**DATA SHOWN:**
▼▼▼

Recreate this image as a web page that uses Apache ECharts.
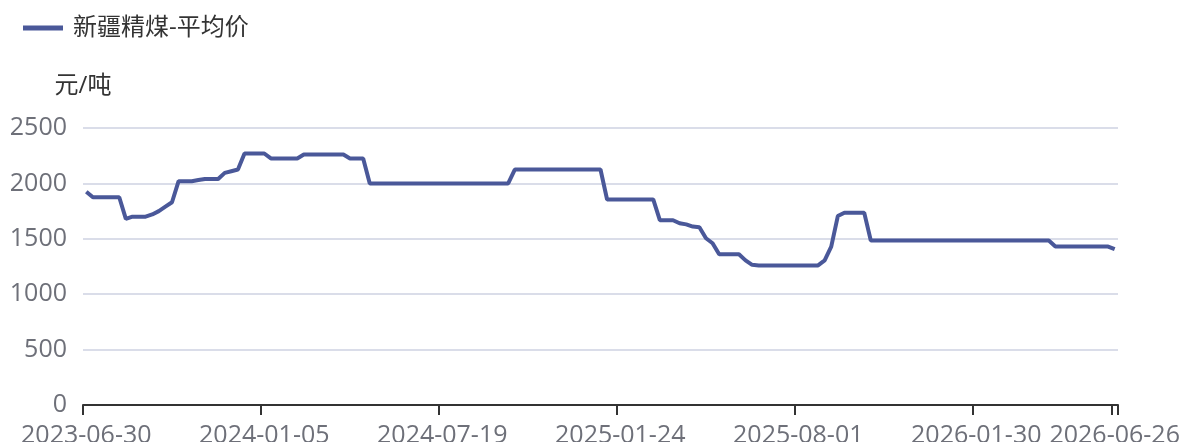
<!DOCTYPE html>
<html>
<head>
<meta charset="utf-8">
<title>新疆精煤-平均价</title>
<script src="https://cdn.jsdelivr.net/npm/echarts@6.0.0/dist/echarts.min.js"></script>
<style>
  html, body { margin: 0; padding: 0; background: #fff; }
  #chart { width: 1184px; height: 442px; }
</style>
</head>
<body>
<div id="chart"></div>
<script>
// 周度日期
const dates = [
  '2023-06-30', '2023-07-07', '2023-07-14', '2023-07-21', '2023-07-28', '2023-08-04', '2023-08-11', '2023-08-18', '2023-08-25',
  '2023-09-01', '2023-09-08', '2023-09-15', '2023-09-22', '2023-09-29', '2023-10-06', '2023-10-13', '2023-10-20', '2023-10-27',
  '2023-11-03', '2023-11-10', '2023-11-17', '2023-11-24', '2023-12-01', '2023-12-08', '2023-12-15', '2023-12-22', '2023-12-29',
  '2024-01-05', '2024-01-12', '2024-01-19', '2024-01-26', '2024-02-02', '2024-02-09', '2024-02-23', '2024-03-01', '2024-03-08',
  '2024-03-15', '2024-03-22', '2024-03-29', '2024-04-05', '2024-04-12', '2024-04-19', '2024-04-26', '2024-05-03', '2024-05-10',
  '2024-05-17', '2024-05-24', '2024-05-31', '2024-06-07', '2024-06-14', '2024-06-21', '2024-06-28', '2024-07-05', '2024-07-12',
  '2024-07-19', '2024-07-26', '2024-08-02', '2024-08-09', '2024-08-16', '2024-08-23', '2024-08-30', '2024-09-06', '2024-09-13',
  '2024-09-20', '2024-09-27', '2024-10-04', '2024-10-11', '2024-10-18', '2024-10-25', '2024-11-01', '2024-11-08', '2024-11-15',
  '2024-11-22', '2024-11-29', '2024-12-06', '2024-12-13', '2024-12-20', '2024-12-27', '2025-01-03', '2025-01-10', '2025-01-17',
  '2025-01-24', '2025-01-31', '2025-02-07', '2025-02-14', '2025-02-21', '2025-02-28', '2025-03-07', '2025-03-14', '2025-03-21',
  '2025-03-28', '2025-04-04', '2025-04-11', '2025-04-18', '2025-04-25', '2025-05-02', '2025-05-09', '2025-05-16', '2025-05-23',
  '2025-05-30', '2025-06-06', '2025-06-13', '2025-06-20', '2025-06-27', '2025-07-04', '2025-07-11', '2025-07-18', '2025-07-25',
  '2025-08-01', '2025-08-08', '2025-08-15', '2025-08-22', '2025-08-29', '2025-09-05', '2025-09-12', '2025-09-19', '2025-09-26',
  '2025-10-03', '2025-10-10', '2025-10-17', '2025-10-24', '2025-10-31', '2025-11-07', '2025-11-14', '2025-11-21', '2025-11-28',
  '2025-12-05', '2025-12-12', '2025-12-19', '2025-12-26', '2025-12-31', '2026-01-02', '2026-01-09', '2026-01-16', '2026-01-23',
  '2026-01-30', '2026-02-06', '2026-02-13', '2026-02-20', '2026-02-27', '2026-03-06', '2026-03-13', '2026-03-20', '2026-03-27',
  '2026-04-03', '2026-04-10', '2026-04-17', '2026-04-24', '2026-05-01', '2026-05-08', '2026-05-15', '2026-05-22', '2026-05-29',
  '2026-06-05', '2026-06-12', '2026-06-19', '2026-06-26'
]

// 新疆精煤 平均价 (元/吨)
const avgPrice = [
  1925, 1875, 1875, 1875, 1875, 1875, 1680, 1700, 1700, 1700,
  1720, 1750, 1790, 1830, 2020, 2020, 2020, 2030, 2040, 2040,
  2040, 2095, 2110, 2125, 2270, 2270, 2270, 2270, 2225, 2225,
  2225, 2225, 2225, 2260, 2260, 2260, 2260, 2260, 2260, 2260,
  2225, 2225, 2225, 2000, 2000, 2000, 2000, 2000, 2000, 2000,
  2000, 2000, 2000, 2000, 2000, 2000, 2000, 2000, 2000, 2000,
  2000, 2000, 2000, 2000, 2000, 2125, 2125, 2125, 2125, 2125,
  2125, 2125, 2125, 2125, 2125, 2125, 2125, 2125, 2125, 1855,
  1855, 1855, 1855, 1855, 1855, 1855, 1855, 1668, 1668, 1668,
  1640, 1630, 1610, 1604, 1505, 1460, 1360, 1360, 1360, 1360,
  1305, 1265, 1260, 1260, 1260, 1260, 1260, 1260, 1260, 1260,
  1260, 1260, 1305, 1430, 1705, 1736, 1736, 1736, 1736, 1484,
  1484, 1484, 1484, 1484, 1484, 1484, 1484, 1484, 1484, 1484,
  1484, 1484, 1484, 1484, 1484, 1484, 1484, 1484, 1484, 1484,
  1484, 1484, 1484, 1484, 1484, 1484, 1484, 1430, 1430, 1430,
  1430, 1430, 1430, 1430, 1430, 1430, 1406
]

// x 轴显示的日期
const xTickLabels = ['2023-06-30', '2024-01-05', '2024-07-19', '2025-01-24', '2025-08-01', '2026-01-30', '2026-06-26']
// y 轴刻度
const yTicks = [0, 500, 1000, 1500, 2000, 2500]

const font = '"Open Sans", "Noto Sans CJK SC", sans-serif'
const showLabel = (idx, val) => xTickLabels.includes(val)

const chart = echarts.init(document.getElementById('chart'))

const option = {
  animation: false,
  legend: {
    left: 23,
    top: 16,
    padding: 0,
    icon: 'rect',
    itemWidth: 40,
    itemHeight: 5,
    itemGap: 20,
    textStyle: { fontSize: 24, color: '#333', fontFamily: font, padding: [0, 0, 0, 5] },
    data: ['新疆精煤-平均价']
  },
  grid: {
    left: 83,
    right: 66,
    top: 128,
    bottom: 37,
    containLabel: false,
    outerBoundsMode: 'none'
  },
  xAxis: {
    type: 'category',
    data: dates,
    axisLine: { show: true, lineStyle: { color: '#333', width: 2 } },
    axisTick: {
      show: true,
      interval: showLabel,
      length: 10,
      lineStyle: { color: '#333', width: 2 }
    },
    axisLabel: {
      interval: showLabel,
      margin: 18,
      fontSize: 25,
      color: '#6e7079',
      fontFamily: font
    }
  },
  yAxis: {
    type: 'value',
    name: '元/吨',
    nameGap: 30,
    nameTextStyle: { fontSize: 24, color: '#333', fontFamily: font },
    min: yTicks[0],
    max: yTicks[yTicks.length - 1],
    interval: yTicks[1] - yTicks[0],
    axisLine: { show: false },
    axisTick: { show: false },
    axisLabel: {
      margin: 16,
      fontSize: 25,
      color: '#6e7079',
      fontFamily: font,
      formatter: (v) => String(v)
    },
    splitLine: { lineStyle: { color: '#dadde9', width: 2 } }
  },
  series: [
    {
      name: '新疆精煤-平均价',
      type: 'line',
      data: avgPrice,
      showSymbol: false,
      symbol: 'none',
      itemStyle: { color: '#4a5899' },
      lineStyle: { width: 4, color: '#4a5899' }
    }
  ]
}

chart.setOption(option)
</script>
</body>
</html>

▲▲▲

**TASK DETAILS:** Copy the whole listing above word for word but do not carry over the pictures.

**EXERCISE ANSWER:**
Recreate this image as a web page that uses Apache ECharts.
<!DOCTYPE html>
<html>
<head>
<meta charset="utf-8">
<title>新疆精煤-平均价</title>
<script src="https://cdn.jsdelivr.net/npm/echarts@6.0.0/dist/echarts.min.js"></script>
<style>
  html, body { margin: 0; padding: 0; background: #fff; }
  #chart { width: 1184px; height: 442px; }
</style>
</head>
<body>
<div id="chart"></div>
<script>
// 周度日期
const dates = [
  '2023-06-30', '2023-07-07', '2023-07-14', '2023-07-21', '2023-07-28', '2023-08-04', '2023-08-11', '2023-08-18', '2023-08-25',
  '2023-09-01', '2023-09-08', '2023-09-15', '2023-09-22', '2023-09-29', '2023-10-06', '2023-10-13', '2023-10-20', '2023-10-27',
  '2023-11-03', '2023-11-10', '2023-11-17', '2023-11-24', '2023-12-01', '2023-12-08', '2023-12-15', '2023-12-22', '2023-12-29',
  '2024-01-05', '2024-01-12', '2024-01-19', '2024-01-26', '2024-02-02', '2024-02-09', '2024-02-23', '2024-03-01', '2024-03-08',
  '2024-03-15', '2024-03-22', '2024-03-29', '2024-04-05', '2024-04-12', '2024-04-19', '2024-04-26', '2024-05-03', '2024-05-10',
  '2024-05-17', '2024-05-24', '2024-05-31', '2024-06-07', '2024-06-14', '2024-06-21', '2024-06-28', '2024-07-05', '2024-07-12',
  '2024-07-19', '2024-07-26', '2024-08-02', '2024-08-09', '2024-08-16', '2024-08-23', '2024-08-30', '2024-09-06', '2024-09-13',
  '2024-09-20', '2024-09-27', '2024-10-04', '2024-10-11', '2024-10-18', '2024-10-25', '2024-11-01', '2024-11-08', '2024-11-15',
  '2024-11-22', '2024-11-29', '2024-12-06', '2024-12-13', '2024-12-20', '2024-12-27', '2025-01-03', '2025-01-10', '2025-01-17',
  '2025-01-24', '2025-01-31', '2025-02-07', '2025-02-14', '2025-02-21', '2025-02-28', '2025-03-07', '2025-03-14', '2025-03-21',
  '2025-03-28', '2025-04-04', '2025-04-11', '2025-04-18', '2025-04-25', '2025-05-02', '2025-05-09', '2025-05-16', '2025-05-23',
  '2025-05-30', '2025-06-06', '2025-06-13', '2025-06-20', '2025-06-27', '2025-07-04', '2025-07-11', '2025-07-18', '2025-07-25',
  '2025-08-01', '2025-08-08', '2025-08-15', '2025-08-22', '2025-08-29', '2025-09-05', '2025-09-12', '2025-09-19', '2025-09-26',
  '2025-10-03', '2025-10-10', '2025-10-17', '2025-10-24', '2025-10-31', '2025-11-07', '2025-11-14', '2025-11-21', '2025-11-28',
  '2025-12-05', '2025-12-12', '2025-12-19', '2025-12-26', '2025-12-31', '2026-01-02', '2026-01-09', '2026-01-16', '2026-01-23',
  '2026-01-30', '2026-02-06', '2026-02-13', '2026-02-20', '2026-02-27', '2026-03-06', '2026-03-13', '2026-03-20', '2026-03-27',
  '2026-04-03', '2026-04-10', '2026-04-17', '2026-04-24', '2026-05-01', '2026-05-08', '2026-05-15', '2026-05-22', '2026-05-29',
  '2026-06-05', '2026-06-12', '2026-06-19', '2026-06-26'
]

// 新疆精煤 平均价 (元/吨)
const avgPrice = [
  1925, 1875, 1875, 1875, 1875, 1875, 1680, 1700, 1700, 1700,
  1720, 1750, 1790, 1830, 2020, 2020, 2020, 2030, 2040, 2040,
  2040, 2095, 2110, 2125, 2270, 2270, 2270, 2270, 2225, 2225,
  2225, 2225, 2225, 2260, 2260, 2260, 2260, 2260, 2260, 2260,
  2225, 2225, 2225, 2000, 2000, 2000, 2000, 2000, 2000, 2000,
  2000, 2000, 2000, 2000, 2000, 2000, 2000, 2000, 2000, 2000,
  2000, 2000, 2000, 2000, 2000, 2125, 2125, 2125, 2125, 2125,
  2125, 2125, 2125, 2125, 2125, 2125, 2125, 2125, 2125, 1855,
  1855, 1855, 1855, 1855, 1855, 1855, 1855, 1668, 1668, 1668,
  1640, 1630, 1610, 1604, 1505, 1460, 1360, 1360, 1360, 1360,
  1305, 1265, 1260, 1260, 1260, 1260, 1260, 1260, 1260, 1260,
  1260, 1260, 1305, 1430, 1705, 1736, 1736, 1736, 1736, 1484,
  1484, 1484, 1484, 1484, 1484, 1484, 1484, 1484, 1484, 1484,
  1484, 1484, 1484, 1484, 1484, 1484, 1484, 1484, 1484, 1484,
  1484, 1484, 1484, 1484, 1484, 1484, 1484, 1430, 1430, 1430,
  1430, 1430, 1430, 1430, 1430, 1430, 1406
]

// x 轴显示的日期
const xTickLabels = ['2023-06-30', '2024-01-05', '2024-07-19', '2025-01-24', '2025-08-01', '2026-01-30', '2026-06-26']
// y 轴刻度
const yTicks = [0, 500, 1000, 1500, 2000, 2500]

const font = '"Open Sans", "Noto Sans CJK SC", sans-serif'
const showLabel = (idx, val) => xTickLabels.includes(val)

const chart = echarts.init(document.getElementById('chart'))

const option = {
  animation: false,
  legend: {
    left: 23,
    top: 16,
    padding: 0,
    icon: 'rect',
    itemWidth: 40,
    itemHeight: 5,
    itemGap: 20,
    textStyle: { fontSize: 24, color: '#333', fontFamily: font, padding: [0, 0, 0, 5] },
    data: ['新疆精煤-平均价']
  },
  grid: {
    left: 83,
    right: 66,
    top: 128,
    bottom: 37,
    containLabel: false,
    outerBoundsMode: 'none'
  },
  xAxis: {
    type: 'category',
    data: dates,
    axisLine: { show: true, lineStyle: { color: '#333', width: 2 } },
    axisTick: {
      show: true,
      interval: showLabel,
      length: 10,
      lineStyle: { color: '#333', width: 2 }
    },
    axisLabel: {
      interval: showLabel,
      margin: 18,
      fontSize: 25,
      color: '#6e7079',
      fontFamily: font
    }
  },
  yAxis: {
    type: 'value',
    name: '元/吨',
    nameGap: 30,
    nameTextStyle: { fontSize: 24, color: '#333', fontFamily: font },
    min: yTicks[0],
    max: yTicks[yTicks.length - 1],
    interval: yTicks[1] - yTicks[0],
    axisLine: { show: false },
    axisTick: { show: false },
    axisLabel: {
      margin: 16,
      fontSize: 25,
      color: '#6e7079',
      fontFamily: font,
      formatter: (v) => String(v)
    },
    splitLine: { lineStyle: { color: '#dadde9', width: 2 } }
  },
  series: [
    {
      name: '新疆精煤-平均价',
      type: 'line',
      data: avgPrice,
      showSymbol: false,
      symbol: 'none',
      itemStyle: { color: '#4a5899' },
      lineStyle: { width: 4, color: '#4a5899' }
    }
  ]
}

chart.setOption(option)
</script>
</body>
</html>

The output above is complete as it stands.